◆ **Available data**:

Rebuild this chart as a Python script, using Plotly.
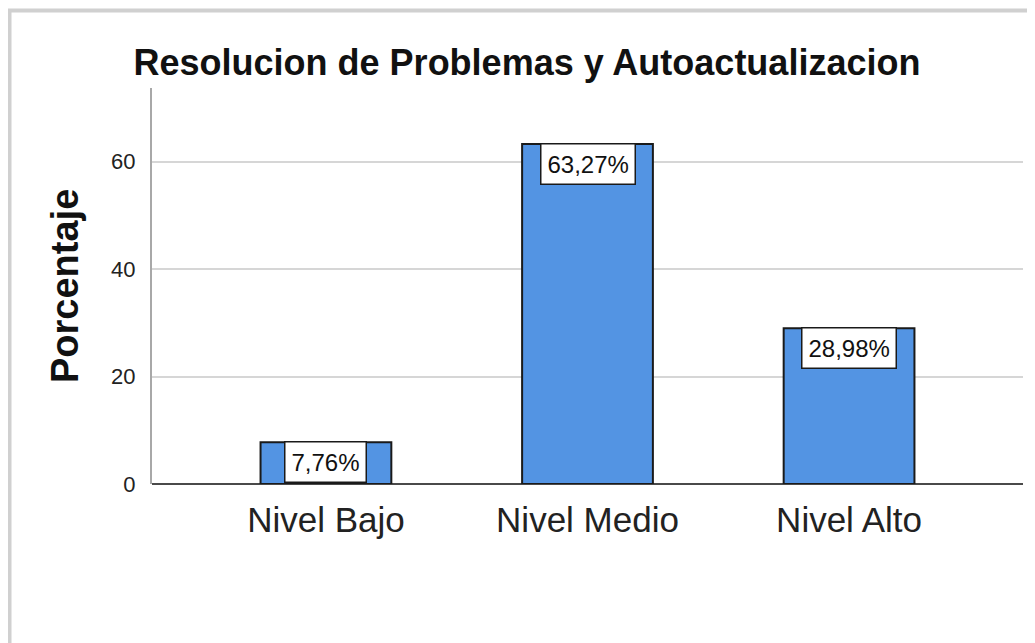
import plotly.graph_objects as go

categories = ["Nivel Bajo", "Nivel Medio", "Nivel Alto"]
percentages = [7.76, 63.27, 28.98]
value_labels = ["7,76%", "63,27%", "28,98%"]
y_ticks = [0, 20, 40, 60]

# page body adds an 8px offset; compensate
OFF = 8
W, H = 1035 - OFF, 643 - OFF
L, R, T = 152 - OFF, 12, 88 - OFF
B = H - (484 - OFF)
pw = W - L - R
ph = H - T - B

FONT = "Liberation Sans, Arial"

fig = go.Figure()
fig.add_trace(go.Bar(
    x=categories, y=percentages, width=0.5,
    marker=dict(color="#5394E3", line=dict(color="#1a1a1a", width=2)),
    hoverinfo="skip",
))

for c, v, t in zip(categories, percentages, value_labels):
    fig.add_annotation(
        x=c, y=v, text=t, showarrow=False, yanchor="top", xanchor="center", yshift=1,
        font=dict(family=FONT, size=24, color="#111"),
        bgcolor="white", bordercolor="#1a1a1a", borderwidth=1.5, borderpad=6,
    )

fig.add_annotation(
    text="<b>Porcentaje</b>", textangle=-90, showarrow=False,
    xref="paper", yref="paper", x=(65 - OFF - L) / pw, y=0.5,
    xanchor="center", yanchor="middle",
    font=dict(family=FONT, size=38, color="#111"),
)

# outer frame (left and top edges)
xl = (9.5 - OFF - L) / pw
yt = (H - B - (10.5 - OFF)) / ph
fig.add_shape(type="path", xref="paper", yref="paper",
              path=f"M {xl},-1 L {xl},{yt} L 1.1,{yt}",
              line=dict(color="#D0D0D0", width=4), layer="above")

fig.update_layout(
    width=W, height=H,
    margin=dict(l=L, r=R, t=T, b=B, pad=0),
    paper_bgcolor="white", plot_bgcolor="white",
    showlegend=False,
    title=dict(text="<b>Resolucion de Problemas y Autoactualizacion</b>",
               xref="container", yref="container", x=(527 - OFF) / W, y=1 - (62 - OFF) / H,
               xanchor="center", yanchor="middle",
               font=dict(family=FONT, size=36, color="#111")),
    bargap=0.5,
)
fig.update_xaxes(
    range=[-0.665, 2.665], showgrid=False, showline=False, ticks="",
    tickfont=dict(family=FONT, size=35, color="#222"),
    ticklabelstandoff=12,
)
fig.update_yaxes(
    range=[0, 73.7], tickvals=y_ticks, ticktext=[str(v) for v in y_ticks],
    showgrid=True, gridcolor="#D6D6D6", gridwidth=2,
    showline=True, linecolor="#A8A8A8", linewidth=2,
    zeroline=True, zerolinecolor="#4a4a4a", zerolinewidth=1.5,
    ticks="", ticklabelstandoff=10,
    tickfont=dict(family=FONT, size=22, color="#222"),
)

fig.write_html("out.html")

◆ **Prompt**:
Without the pictures, retype the whole of the material above exactly.

◆ **Full answer**:
Rebuild this chart as a Python script, using Plotly.
import plotly.graph_objects as go

categories = ["Nivel Bajo", "Nivel Medio", "Nivel Alto"]
percentages = [7.76, 63.27, 28.98]
value_labels = ["7,76%", "63,27%", "28,98%"]
y_ticks = [0, 20, 40, 60]

# page body adds an 8px offset; compensate
OFF = 8
W, H = 1035 - OFF, 643 - OFF
L, R, T = 152 - OFF, 12, 88 - OFF
B = H - (484 - OFF)
pw = W - L - R
ph = H - T - B

FONT = "Liberation Sans, Arial"

fig = go.Figure()
fig.add_trace(go.Bar(
    x=categories, y=percentages, width=0.5,
    marker=dict(color="#5394E3", line=dict(color="#1a1a1a", width=2)),
    hoverinfo="skip",
))

for c, v, t in zip(categories, percentages, value_labels):
    fig.add_annotation(
        x=c, y=v, text=t, showarrow=False, yanchor="top", xanchor="center", yshift=1,
        font=dict(family=FONT, size=24, color="#111"),
        bgcolor="white", bordercolor="#1a1a1a", borderwidth=1.5, borderpad=6,
    )

fig.add_annotation(
    text="<b>Porcentaje</b>", textangle=-90, showarrow=False,
    xref="paper", yref="paper", x=(65 - OFF - L) / pw, y=0.5,
    xanchor="center", yanchor="middle",
    font=dict(family=FONT, size=38, color="#111"),
)

# outer frame (left and top edges)
xl = (9.5 - OFF - L) / pw
yt = (H - B - (10.5 - OFF)) / ph
fig.add_shape(type="path", xref="paper", yref="paper",
              path=f"M {xl},-1 L {xl},{yt} L 1.1,{yt}",
              line=dict(color="#D0D0D0", width=4), layer="above")

fig.update_layout(
    width=W, height=H,
    margin=dict(l=L, r=R, t=T, b=B, pad=0),
    paper_bgcolor="white", plot_bgcolor="white",
    showlegend=False,
    title=dict(text="<b>Resolucion de Problemas y Autoactualizacion</b>",
               xref="container", yref="container", x=(527 - OFF) / W, y=1 - (62 - OFF) / H,
               xanchor="center", yanchor="middle",
               font=dict(family=FONT, size=36, color="#111")),
    bargap=0.5,
)
fig.update_xaxes(
    range=[-0.665, 2.665], showgrid=False, showline=False, ticks="",
    tickfont=dict(family=FONT, size=35, color="#222"),
    ticklabelstandoff=12,
)
fig.update_yaxes(
    range=[0, 73.7], tickvals=y_ticks, ticktext=[str(v) for v in y_ticks],
    showgrid=True, gridcolor="#D6D6D6", gridwidth=2,
    showline=True, linecolor="#A8A8A8", linewidth=2,
    zeroline=True, zerolinecolor="#4a4a4a", zerolinewidth=1.5,
    ticks="", ticklabelstandoff=10,
    tickfont=dict(family=FONT, size=22, color="#222"),
)

fig.write_html("out.html")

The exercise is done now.